What I find annoying is when people try to shove sports down my throat. Back in the 90s, for instance, I had an otherwise wonderful and too-good-for-me girlfriend who wasn’t content to have me go for a walk, read a book, or cook dinner while she watched baseball games; she insisted that I could learn to like them if I’d just give them a chance (but was not willing to, say, go to the museum with me). She’s not the only person I’ve known who thinks it’s just unnatural not to care about men running up and down a field or court with a ball.
I didn’t start any Facebook or Dope threads about hating the Superbowl. But damned if I’m gonna exert any effort to be interested in football, unless my kids want to play it when they’re older. My lack of interest in the game isn’t something I’ve cultivated; it’s just me.

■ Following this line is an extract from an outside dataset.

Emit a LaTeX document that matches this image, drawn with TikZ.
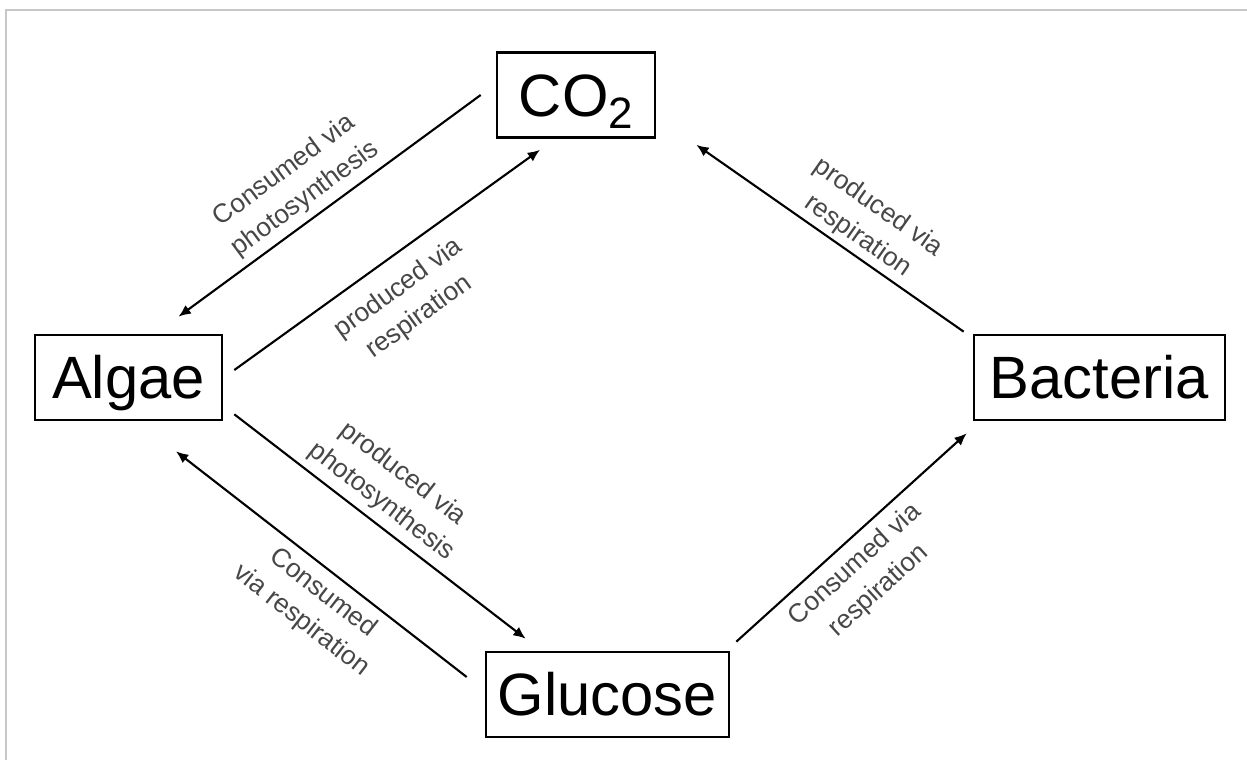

Sport fans aren’t stupid. My baby sister is smart as a whip, and she adores football; likewise my favorite niece, and my older brother. Their fannishness is no more silly than my preference for chess. They’re just not me.
I enjoy playing sports and was actually pretty good at some of them when I was younger. But I find watching other people play sports about as interesting as watching paint dry.

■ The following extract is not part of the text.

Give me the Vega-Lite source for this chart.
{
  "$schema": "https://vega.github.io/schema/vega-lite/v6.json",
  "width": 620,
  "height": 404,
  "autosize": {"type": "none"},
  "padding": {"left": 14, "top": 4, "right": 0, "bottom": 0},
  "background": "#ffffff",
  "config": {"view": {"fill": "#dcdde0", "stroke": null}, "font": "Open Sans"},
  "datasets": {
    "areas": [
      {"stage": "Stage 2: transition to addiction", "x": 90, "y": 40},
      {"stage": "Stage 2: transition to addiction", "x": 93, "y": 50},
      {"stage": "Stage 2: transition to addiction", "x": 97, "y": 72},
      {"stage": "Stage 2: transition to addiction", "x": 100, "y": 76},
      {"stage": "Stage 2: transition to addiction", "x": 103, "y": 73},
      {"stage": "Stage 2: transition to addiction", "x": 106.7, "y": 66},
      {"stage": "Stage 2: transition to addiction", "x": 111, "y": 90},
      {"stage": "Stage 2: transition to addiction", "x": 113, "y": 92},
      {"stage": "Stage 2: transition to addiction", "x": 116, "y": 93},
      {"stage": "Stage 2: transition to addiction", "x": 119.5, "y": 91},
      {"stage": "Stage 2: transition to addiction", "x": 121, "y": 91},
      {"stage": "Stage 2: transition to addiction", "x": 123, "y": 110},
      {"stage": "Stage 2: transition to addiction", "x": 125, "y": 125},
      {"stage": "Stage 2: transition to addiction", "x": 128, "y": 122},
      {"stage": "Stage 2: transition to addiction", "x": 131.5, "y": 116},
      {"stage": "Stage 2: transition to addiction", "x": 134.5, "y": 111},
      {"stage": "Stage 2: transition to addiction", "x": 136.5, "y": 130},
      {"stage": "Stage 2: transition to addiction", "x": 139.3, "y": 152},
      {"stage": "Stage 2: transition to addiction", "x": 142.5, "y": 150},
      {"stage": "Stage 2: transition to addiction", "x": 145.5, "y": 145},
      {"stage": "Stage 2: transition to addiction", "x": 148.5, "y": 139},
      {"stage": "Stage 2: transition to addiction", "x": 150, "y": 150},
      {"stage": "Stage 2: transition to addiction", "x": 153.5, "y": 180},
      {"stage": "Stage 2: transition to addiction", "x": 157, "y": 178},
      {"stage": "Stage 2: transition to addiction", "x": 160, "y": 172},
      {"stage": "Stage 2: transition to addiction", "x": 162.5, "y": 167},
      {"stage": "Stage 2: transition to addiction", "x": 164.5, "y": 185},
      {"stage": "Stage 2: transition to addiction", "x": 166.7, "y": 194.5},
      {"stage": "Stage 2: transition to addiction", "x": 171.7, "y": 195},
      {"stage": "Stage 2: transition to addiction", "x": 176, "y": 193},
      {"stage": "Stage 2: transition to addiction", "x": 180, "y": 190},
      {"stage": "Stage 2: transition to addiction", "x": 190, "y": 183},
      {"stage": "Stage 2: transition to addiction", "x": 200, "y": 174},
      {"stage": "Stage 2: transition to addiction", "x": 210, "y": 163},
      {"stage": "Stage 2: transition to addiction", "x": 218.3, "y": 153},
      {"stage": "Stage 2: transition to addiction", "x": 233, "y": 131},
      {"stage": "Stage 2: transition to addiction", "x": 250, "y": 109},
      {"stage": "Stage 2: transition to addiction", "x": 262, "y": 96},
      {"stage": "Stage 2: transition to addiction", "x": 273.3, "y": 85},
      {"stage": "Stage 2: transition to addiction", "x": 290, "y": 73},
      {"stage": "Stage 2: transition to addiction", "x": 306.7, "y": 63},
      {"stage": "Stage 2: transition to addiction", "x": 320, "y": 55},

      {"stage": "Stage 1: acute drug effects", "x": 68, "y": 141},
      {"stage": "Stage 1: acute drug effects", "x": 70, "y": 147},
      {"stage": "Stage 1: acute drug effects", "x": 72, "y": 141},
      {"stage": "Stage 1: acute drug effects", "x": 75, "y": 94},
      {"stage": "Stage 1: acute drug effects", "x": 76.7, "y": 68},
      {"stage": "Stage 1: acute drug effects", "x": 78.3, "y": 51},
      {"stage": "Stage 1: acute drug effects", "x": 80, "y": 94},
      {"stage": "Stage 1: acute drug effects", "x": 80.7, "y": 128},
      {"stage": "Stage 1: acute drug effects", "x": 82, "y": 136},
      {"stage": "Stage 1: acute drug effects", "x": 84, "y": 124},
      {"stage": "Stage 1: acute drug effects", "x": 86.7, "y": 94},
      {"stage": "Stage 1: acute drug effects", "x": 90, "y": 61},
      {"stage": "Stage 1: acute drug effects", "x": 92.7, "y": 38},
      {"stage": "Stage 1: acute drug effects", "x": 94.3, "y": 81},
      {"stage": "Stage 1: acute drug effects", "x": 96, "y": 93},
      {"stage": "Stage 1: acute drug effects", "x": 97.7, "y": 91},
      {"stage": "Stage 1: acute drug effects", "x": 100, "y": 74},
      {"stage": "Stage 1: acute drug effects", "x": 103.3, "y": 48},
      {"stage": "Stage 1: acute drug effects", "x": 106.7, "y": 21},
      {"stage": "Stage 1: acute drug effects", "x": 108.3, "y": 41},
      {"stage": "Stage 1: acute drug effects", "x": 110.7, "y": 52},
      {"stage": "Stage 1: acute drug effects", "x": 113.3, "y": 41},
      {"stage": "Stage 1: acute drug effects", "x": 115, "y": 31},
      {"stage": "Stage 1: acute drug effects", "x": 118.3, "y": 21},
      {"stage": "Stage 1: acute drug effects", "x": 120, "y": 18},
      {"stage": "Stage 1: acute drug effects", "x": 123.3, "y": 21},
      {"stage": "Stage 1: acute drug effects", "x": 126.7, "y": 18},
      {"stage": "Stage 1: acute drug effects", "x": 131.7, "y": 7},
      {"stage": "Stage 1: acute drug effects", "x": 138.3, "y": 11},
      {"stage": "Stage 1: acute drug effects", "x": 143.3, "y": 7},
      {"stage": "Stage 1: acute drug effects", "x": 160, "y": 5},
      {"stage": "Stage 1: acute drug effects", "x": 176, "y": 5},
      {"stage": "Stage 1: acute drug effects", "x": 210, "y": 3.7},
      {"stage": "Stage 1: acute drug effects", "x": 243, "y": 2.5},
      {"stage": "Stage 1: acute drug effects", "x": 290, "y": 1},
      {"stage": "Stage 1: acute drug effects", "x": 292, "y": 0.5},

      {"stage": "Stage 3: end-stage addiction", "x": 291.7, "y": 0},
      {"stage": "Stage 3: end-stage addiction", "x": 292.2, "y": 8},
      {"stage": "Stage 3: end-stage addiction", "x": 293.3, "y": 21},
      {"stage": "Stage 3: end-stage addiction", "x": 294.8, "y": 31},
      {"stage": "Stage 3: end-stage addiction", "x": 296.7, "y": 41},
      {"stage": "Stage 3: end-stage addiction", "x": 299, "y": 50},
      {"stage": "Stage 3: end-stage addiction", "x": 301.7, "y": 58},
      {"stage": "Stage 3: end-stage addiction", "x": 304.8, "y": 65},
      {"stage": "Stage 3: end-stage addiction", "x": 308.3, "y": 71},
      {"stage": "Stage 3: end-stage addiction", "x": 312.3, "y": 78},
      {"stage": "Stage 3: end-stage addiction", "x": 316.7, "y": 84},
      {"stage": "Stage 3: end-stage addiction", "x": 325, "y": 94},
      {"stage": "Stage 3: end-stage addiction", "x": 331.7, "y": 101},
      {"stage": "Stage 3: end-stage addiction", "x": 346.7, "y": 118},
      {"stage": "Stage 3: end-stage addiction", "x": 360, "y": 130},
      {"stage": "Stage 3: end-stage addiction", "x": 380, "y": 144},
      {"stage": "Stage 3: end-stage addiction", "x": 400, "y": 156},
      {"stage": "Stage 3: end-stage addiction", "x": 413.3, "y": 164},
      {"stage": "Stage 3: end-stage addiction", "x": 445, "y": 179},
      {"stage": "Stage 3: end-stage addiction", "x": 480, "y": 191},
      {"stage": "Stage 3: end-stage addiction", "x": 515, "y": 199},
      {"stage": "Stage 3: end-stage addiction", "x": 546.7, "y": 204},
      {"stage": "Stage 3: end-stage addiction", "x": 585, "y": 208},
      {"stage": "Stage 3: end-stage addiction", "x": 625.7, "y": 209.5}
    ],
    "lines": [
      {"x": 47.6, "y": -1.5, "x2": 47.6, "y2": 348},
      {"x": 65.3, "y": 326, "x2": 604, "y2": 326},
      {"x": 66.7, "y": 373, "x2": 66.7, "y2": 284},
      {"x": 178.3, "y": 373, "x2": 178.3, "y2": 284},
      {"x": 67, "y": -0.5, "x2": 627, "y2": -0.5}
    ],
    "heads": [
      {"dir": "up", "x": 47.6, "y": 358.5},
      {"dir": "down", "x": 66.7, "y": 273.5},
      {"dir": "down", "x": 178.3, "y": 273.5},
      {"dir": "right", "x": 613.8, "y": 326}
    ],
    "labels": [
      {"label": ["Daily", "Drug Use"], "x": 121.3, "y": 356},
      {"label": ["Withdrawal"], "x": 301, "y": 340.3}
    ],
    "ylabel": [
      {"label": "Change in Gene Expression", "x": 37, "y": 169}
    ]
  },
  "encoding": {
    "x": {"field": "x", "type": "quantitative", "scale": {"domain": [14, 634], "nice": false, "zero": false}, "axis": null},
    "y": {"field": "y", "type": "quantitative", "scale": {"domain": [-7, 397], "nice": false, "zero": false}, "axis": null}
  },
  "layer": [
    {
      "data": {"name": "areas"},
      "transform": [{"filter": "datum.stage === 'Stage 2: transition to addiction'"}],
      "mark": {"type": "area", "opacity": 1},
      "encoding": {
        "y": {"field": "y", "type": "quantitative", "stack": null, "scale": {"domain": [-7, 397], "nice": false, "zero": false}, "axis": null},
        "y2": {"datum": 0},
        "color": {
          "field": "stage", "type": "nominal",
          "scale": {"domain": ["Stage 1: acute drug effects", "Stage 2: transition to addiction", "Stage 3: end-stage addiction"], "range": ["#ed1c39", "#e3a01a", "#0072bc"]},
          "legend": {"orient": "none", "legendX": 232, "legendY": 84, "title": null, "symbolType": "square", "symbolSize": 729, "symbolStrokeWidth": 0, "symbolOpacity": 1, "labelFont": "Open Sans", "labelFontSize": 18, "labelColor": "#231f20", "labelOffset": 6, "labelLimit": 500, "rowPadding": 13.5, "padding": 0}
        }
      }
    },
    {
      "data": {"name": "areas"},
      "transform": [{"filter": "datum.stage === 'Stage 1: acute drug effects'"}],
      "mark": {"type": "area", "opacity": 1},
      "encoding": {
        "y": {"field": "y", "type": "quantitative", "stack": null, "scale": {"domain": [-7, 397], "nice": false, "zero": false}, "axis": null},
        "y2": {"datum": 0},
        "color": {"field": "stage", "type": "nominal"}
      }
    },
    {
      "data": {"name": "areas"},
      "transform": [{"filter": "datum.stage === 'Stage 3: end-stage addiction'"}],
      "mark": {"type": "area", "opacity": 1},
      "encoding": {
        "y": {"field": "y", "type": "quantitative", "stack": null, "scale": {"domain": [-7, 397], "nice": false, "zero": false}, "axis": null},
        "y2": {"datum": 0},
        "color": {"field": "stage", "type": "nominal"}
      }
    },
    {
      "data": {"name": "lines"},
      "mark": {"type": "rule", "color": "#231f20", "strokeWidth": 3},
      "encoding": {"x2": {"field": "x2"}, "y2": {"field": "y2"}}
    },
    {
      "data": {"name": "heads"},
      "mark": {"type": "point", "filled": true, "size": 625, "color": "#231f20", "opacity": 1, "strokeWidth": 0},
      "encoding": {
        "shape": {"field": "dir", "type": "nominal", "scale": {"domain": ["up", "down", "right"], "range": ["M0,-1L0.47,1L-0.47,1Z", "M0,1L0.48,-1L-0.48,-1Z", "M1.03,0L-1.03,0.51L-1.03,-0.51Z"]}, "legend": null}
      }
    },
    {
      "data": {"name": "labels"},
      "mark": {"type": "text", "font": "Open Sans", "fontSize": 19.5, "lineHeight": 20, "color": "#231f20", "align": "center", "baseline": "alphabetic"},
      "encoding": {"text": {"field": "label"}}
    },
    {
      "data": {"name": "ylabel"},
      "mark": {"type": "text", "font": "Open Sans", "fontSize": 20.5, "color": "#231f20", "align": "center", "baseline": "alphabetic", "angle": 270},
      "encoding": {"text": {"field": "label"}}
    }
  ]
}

What I find annoying about the Superbowl is the assumption that Everyone Watches the Big Game. If it were just presented as a big event for the fans, I wouldn’t give a fuck about it. I could happily ignore it the way I happily ignore most people’s hobbies. But it’s treated as some sort of national holiday. That’s annoying and it prompts me to want to be snarky about it.
I’ve been on both sides. When I was in high school and college, I disdained taking an interest in sports because it wasn’t “intellectual.” It seemed to me at the time that only the less intelligent were interested in it. I also had bad associations due to my father’s interest in it, and the fact that I was bad at it.
When I was in graduate school, I found that many of the people who I respected, like my major professor and some of my friends, appreciated sports a great deal. I realized that whether or not you enjoyed sports had nothing to do with how intelligent you were. I became an enthusiastic baseball fan following the NY Yankees on their run from 1976-1978.
Today I’m still a baseball fan. I follow football when the NY Giants are competitive, and I always watch the Super Bowl. I have almost no interest in basketball and hockey. I also don’t follow soccer, but I did try to watch games during the recent World Cup to try to see why it was so popular. I think I got more appreciation for the complexities of the game than I ever had before.
There are some activities I’m interested, and others I am not. But taking pride in not being interested in something strikes me as rather ridiculous.